Explainability and Traceability of System Decisions
As GRC platforms incorporate more advanced analytics and AI-assisted reasoning, transparency becomes essential. When a system identifies a gap, flags a risk, or suggests alignment with a regulatory requirement, users must be able to understand the rationale behind that conclusion.
This includes visibility into which regulatory sources were applied, how evidence was evaluated, and what assumptions were made.
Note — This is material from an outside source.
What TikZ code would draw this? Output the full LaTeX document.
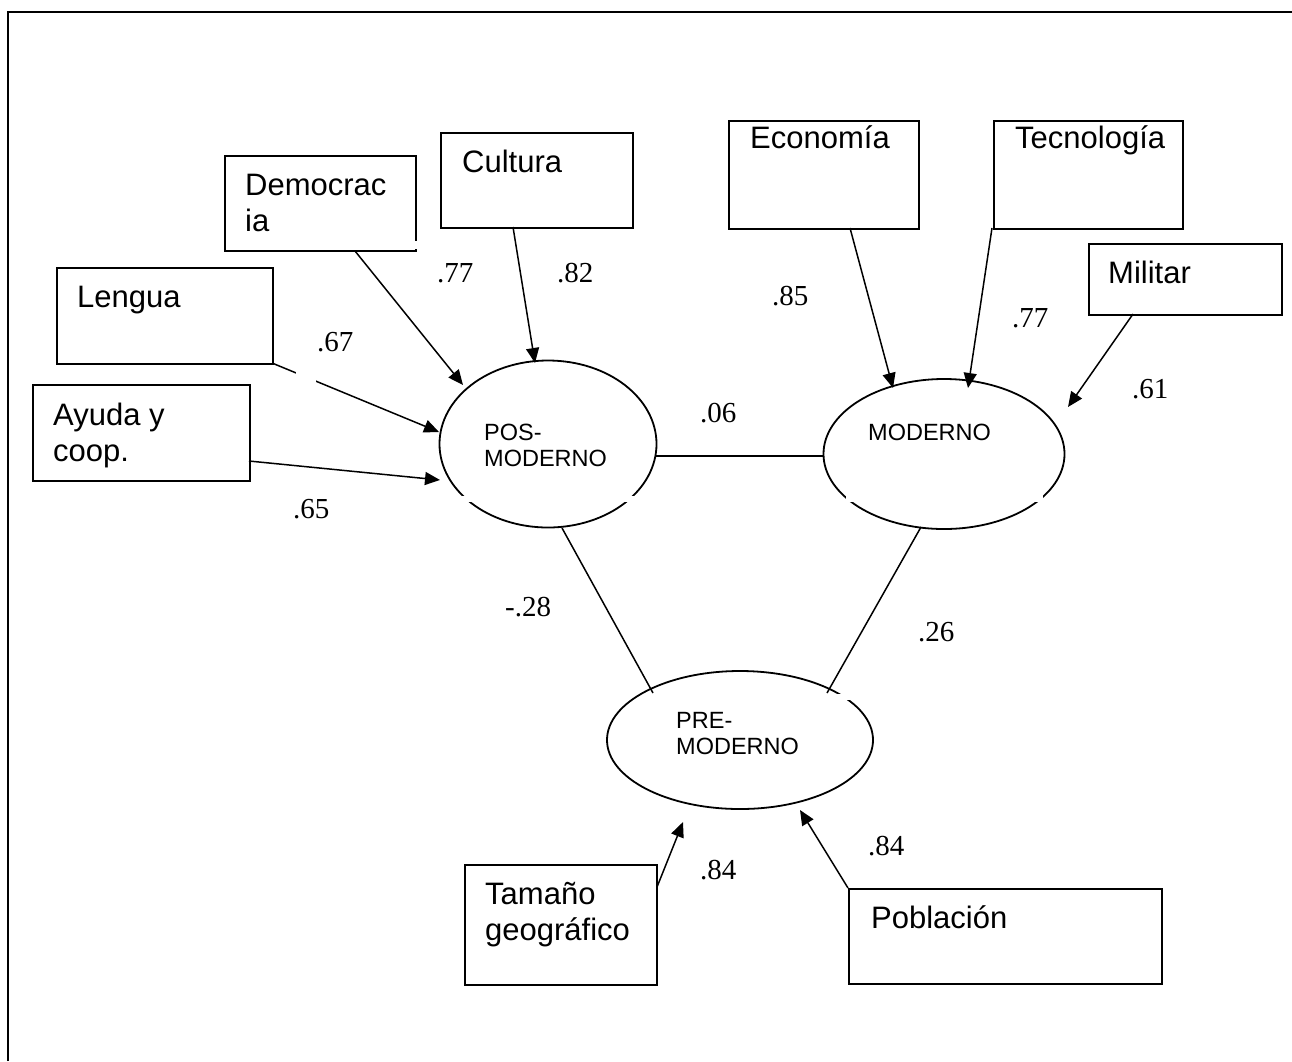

In regulated and Shariah-governed contexts alike, explainability is not optional—it underpins accountability, trust, and regulatory confidence.
Implications for Platform Evaluation
For organizations assessing GRC platforms, this shift suggests a change in evaluation focus:
- Assess platforms using your actual regulatory and governance requirements, rather than pre-configured sample frameworks
- Examine how regulatory updates are incorporated and maintained over time
- Evaluate whether cross-framework relationships are inferred through understanding or maintained manually
- Test whether system outputs can be clearly explained, reviewed, and defended
- Distinguish between platforms that support continuous compliance and those optimized for audit-period reporting
The traditional GRC market that was designed for a different operating reality is evolving. As regulatory expectations expand and compliance models mature, particularly in complex, values-driven environments such as Islamic finance, the gap between incremental optimization and structural capability is becoming more visible.
The organizations best positioned for this shift will be those that recognize the change early and align their compliance infrastructure accordingly.